Even though the movement is quite limited, we could obtain some unexpected insights.

[S-Dafarra]

Other related ticket: https://github.com/robotology/icub-tech-support/issues/1783 (not when walking, but it was shaking)

[pattacini]

We decided to proceed as follows:

1. Replace the two tendons with those with a slightly larger diameter of 0.9 mm.
2. Inspect the physical mechanism to verify that the distances stated in the CAD among the various pulleys are respected.
3. Make a sign on the tendon A at the correct distance of 28 mm.
4. Carry out tests.
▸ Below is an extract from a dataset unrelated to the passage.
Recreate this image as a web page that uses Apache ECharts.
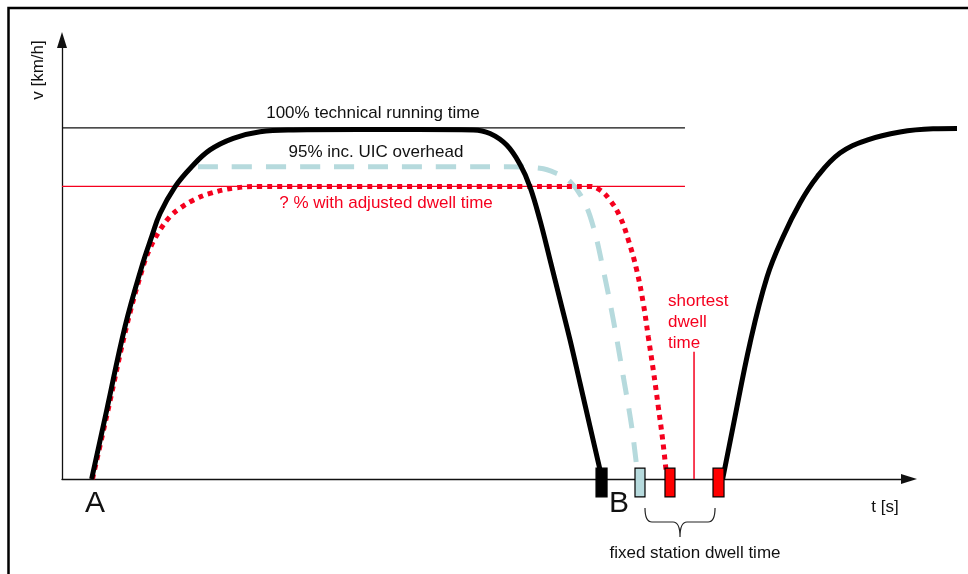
<!DOCTYPE html>
<html>
<head>
<meta charset="utf-8">
<script src="https://cdn.jsdelivr.net/npm/echarts@6/dist/echarts.min.js"></script>
<style>html,body{margin:0;padding:0;background:#fff}#c{width:968px;height:574px}</style>
</head>
<body>
<div id="c"></div>
<script>
// time [arbitrary units], speed [% of line speed]
const technicalRun = [[3.5,0],[5.28,19.6],[7.44,43.4],[9.41,60.4],[10.59,69.0],[11.57,75.6],[13.34,83.2],[15.31,88.9],[17.47,93.7],[20.22,97.0],[23.38,98.9],[27.3,99.4],[35,99.5],[42,99.5],[48.56,99.4],[50.53,98.4],[52.5,95.1],[54.07,89.6],[55.25,83.2],[56.43,73.7],[57.62,62.4],[58.8,51.0],[59.98,39.6],[61.16,27.3],[62.34,14.9],[63.52,2.6],[63.75,0]];
const uicRun = [[16.06,88.9],[30,88.9],[45,88.9],[52.5,88.9],[56.43,88.5],[58.41,87.0],[59.98,84.7],[61.55,79.4],[62.73,71.8],[63.91,59.5],[65.09,45.3],[66.27,29.1],[67.26,14.9],[67.85,3.5]];
const adjustedRun = [[3.6,0],[5.43,19.6],[7.62,43.4],[9.56,60.4],[10.39,65.7],[11.57,70.9],[12.75,74.7],[13.93,77.1],[15.5,79.4],[17.47,81.3],[20.22,82.8],[23.38,83.3],[35,83.3],[50,83.3],[62.34,83.3],[63.52,82.3],[64.7,79.4],[65.88,74.7],[66.86,68.1],[67.85,59.5],[68.63,50.0],[69.22,40.5],[69.81,31.0],[70.4,20.6],[70.92,11.1],[71.31,2.6]];
const nextDeparture = [[78.0,0],[79.22,14.8],[81.23,38.7],[83.24,57.5],[85.12,68.9],[87.13,78.6],[89.14,86.0],[91.85,92.8],[95.04,96.5],[98.94,98.8],[102.83,99.7],[105.67,99.8]];
const refLine100 = [[0,100],[73.55,100]];
const refLineAdjusted = [[0,83.3],[73.55,83.3]];
const shortestDwell = [[74.62,0],[74.62,36.2]];
const stopMarks = [[63.05,64.35],[67.65,68.83],[71.19,72.37],[76.86,78.16]];
const stopMarkTop = 3.1, stopMarkBottom = -5.1;
const fixedDwell = [[68.83,77.1]];
const axisRange = {xMax:100, yMax:125};

const stopMarkColors = ['#000000','#b6dadd','#ff0000','#ff0000'];
const RED = '#f5001e', BLUE = '#b6dadd', INK = '#111111';
const FONT = '"Liberation Sans", Arial, Helvetica, sans-serif';

// visible axes end at the arrow; a second (hidden) grid with the same scale extends to the right edge
const G = {left:62, top:40, right:59, bottom:95, width:968};
const plotW = G.width - G.left - G.right;
const wideRight = 5;
const wideMax = axisRange.xMax * (G.width - G.left - wideRight) / plotW;

const chart = echarts.init(document.getElementById('c'));
const hidden = {type:'value', show:false, axisLine:{show:false}, axisTick:{show:false}, axisLabel:{show:false}, splitLine:{show:false}};
const axisCommon = {
  type:'value', axisTick:{show:false}, axisLabel:{show:false}, splitLine:{show:false},
  axisLine:{show:true, onZero:false, symbol:['none','triangle'], symbolSize:[10,16], lineStyle:{color:INK, width:1.3}}
};
function txt(x,y,text,size,color,extra){
  return Object.assign({type:'text', x:x, y:y, silent:true, z:100,
    style:{text:text, fontSize:size, fontFamily:FONT, fill:color,
      align:'center', verticalAlign:'middle', textAlign:'center', textVerticalAlign:'middle'}}, extra||{});
}
const lineBase = {type:'line', xAxisIndex:1, yAxisIndex:1, showSymbol:false, symbol:'none', silent:true, animation:false};
chart.setOption({
  animation:false,
  grid:[
    {left:G.left, top:G.top, right:G.right, bottom:G.bottom, containLabel:false},
    {left:G.left, top:G.top, right:wideRight, bottom:G.bottom, containLabel:false}
  ],
  xAxis:[
    Object.assign({}, axisCommon, {gridIndex:0, min:0, max:axisRange.xMax}),
    Object.assign({}, hidden, {gridIndex:1, min:0, max:wideMax})
  ],
  yAxis:[
    Object.assign({}, axisCommon, {gridIndex:0, min:0, max:axisRange.yMax}),
    Object.assign({}, hidden, {gridIndex:1, min:0, max:axisRange.yMax})
  ],
  series:[
    Object.assign({}, lineBase, {data:refLine100, z:1, lineStyle:{color:INK, width:1.3}}),
    Object.assign({}, lineBase, {data:refLineAdjusted, z:1, lineStyle:{color:RED, width:1.3}}),
    Object.assign({}, lineBase, {data:shortestDwell, z:1, lineStyle:{color:RED, width:1.5}}),
    Object.assign({}, lineBase, {data:uicRun, z:2, smooth:0.4, lineStyle:{color:BLUE, width:5, type:[20,14], cap:'butt'}}),
    Object.assign({}, lineBase, {data:adjustedRun, z:3, smooth:0.4, lineStyle:{color:RED, width:5, type:[5,5], cap:'butt'}}),
    Object.assign({}, lineBase, {data:technicalRun, z:4, smooth:0.4, lineStyle:{color:'#000', width:5}}),
    Object.assign({}, lineBase, {data:nextDeparture, z:4, smooth:0.4, lineStyle:{color:'#000', width:5}}),
    {type:'custom', xAxisIndex:1, yAxisIndex:1, z:6, clip:false, silent:true, data:stopMarks, encode:{x:[0,1]},
      renderItem:function(params, api){
        const p0 = api.coord([api.value(0), stopMarkTop]);
        const p1 = api.coord([api.value(1), stopMarkBottom]);
        return {type:'rect', shape:{x:p0[0], y:p0[1], width:p1[0]-p0[0], height:p1[1]-p0[1]},
          style:{fill:stopMarkColors[params.dataIndex], stroke:'#000', lineWidth:1.2}};
      }},
    {type:'custom', xAxisIndex:1, yAxisIndex:1, z:6, clip:false, silent:true, data:fixedDwell, encode:{x:[0,1]},
      renderItem:function(params, api){
        const a = api.coord([api.value(0), 0]);
        const b = api.coord([api.value(1), 0]);
        const L = a[0], R = b[0], C = (L+R)/2;
        const top = a[1]+29, mid = a[1]+43, bot = a[1]+58;
        const d = 'M'+L+','+top+' Q'+L+','+mid+' '+(L+7)+','+mid+' L'+(C-7)+','+mid+
          ' Q'+C+','+mid+' '+C+','+bot+' Q'+C+','+mid+' '+(C+7)+','+mid+' L'+(R-7)+','+mid+
          ' Q'+R+','+mid+' '+R+','+top;
        return {type:'path', shape:{pathData:d}, style:{fill:'none', stroke:'#222', lineWidth:1.2}};
      }}
  ],
  graphic:[
    {type:'rect', silent:true, z:0, shape:{x:8.5, y:8, width:1200, height:1200}, style:{fill:'none', stroke:'#000', lineWidth:2.5}},
    txt(373,113,'100% technical running time',17,INK),
    txt(376,152,'95% inc. UIC overhead',17,INK),
    txt(386,203,'? % with adjusted dwell time',17,RED),
    {type:'text', x:668, y:291, silent:true, z:100, style:{text:'shortest\ndwell\ntime', fontSize:17, lineHeight:21, fontFamily:FONT, fill:RED, align:'left', verticalAlign:'top', textAlign:'left', textVerticalAlign:'top'}},
    txt(95,504,'A',30,INK),
    txt(619,504,'B',30,INK),
    txt(885,507,'t [s]',17,INK),
    txt(695,553,'fixed station dwell time',17,INK),
    txt(38,70,'v [km/h]',17,INK,{rotation:Math.PI/2})
  ]
});
</script>
</body>
</html>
In details:
   • Let the neck move via robotmotorgui and verify the interaction of the marked point with the mechanics.
   • Apply vibrations to the neck (manually or semi-automatically) and record a movie with the high frame rate camera to spot possible critical issues.

[AntonioConsilvio]

Hi! @fbiggi and I replaced the tendons with larger ones (0.9mm), see the comment.

We made a black sign on a tendon A at 28mm, and here we can see the interaction of the marked point with the mechanism:

Pitch:

https://github.com/robotology/icub-tech-support/assets/114915464/a7b62a06-bfcb-414f-bfb2-5848cae8e2c4

Roll:

https://github.com/robotology/icub-tech-support/assets/114915464/539e6160-c57b-4be6-81a8-962428c0a047

High Framerate slowmotion (with manual oscillation):

https://github.com/robotology/icub-tech-support/assets/114915464/de6fd8a0-e2d7-4d02-8ef2-f3b01b846970

cc @maggia80 @Fabrizio69 @pattacini @Nicogene

[pattacini]

The new tendon prototypes seem to be working more robustly, being also less flexible.

While the pitch bends forward, the length of the tendon marked with the sign (where it broke 3 times in a row) gets very close to the point where the tendon itself leaves the first pulley to engage the second pulley.

The frontal pulley was also kind of worn out on the border. We repolished it with sandpaper.

[pattacini]

Hi @AntonioConsilvio @S-Dafarra

Probably, we can close this long-standing issue. If we'll have further problems, we can refer to a brand-new ticket, possibly citing this.

[AntonioConsilvio]

Great @pattacini!

Thank you all for the support and feedback, hopefully the new tendons will bring an improvement!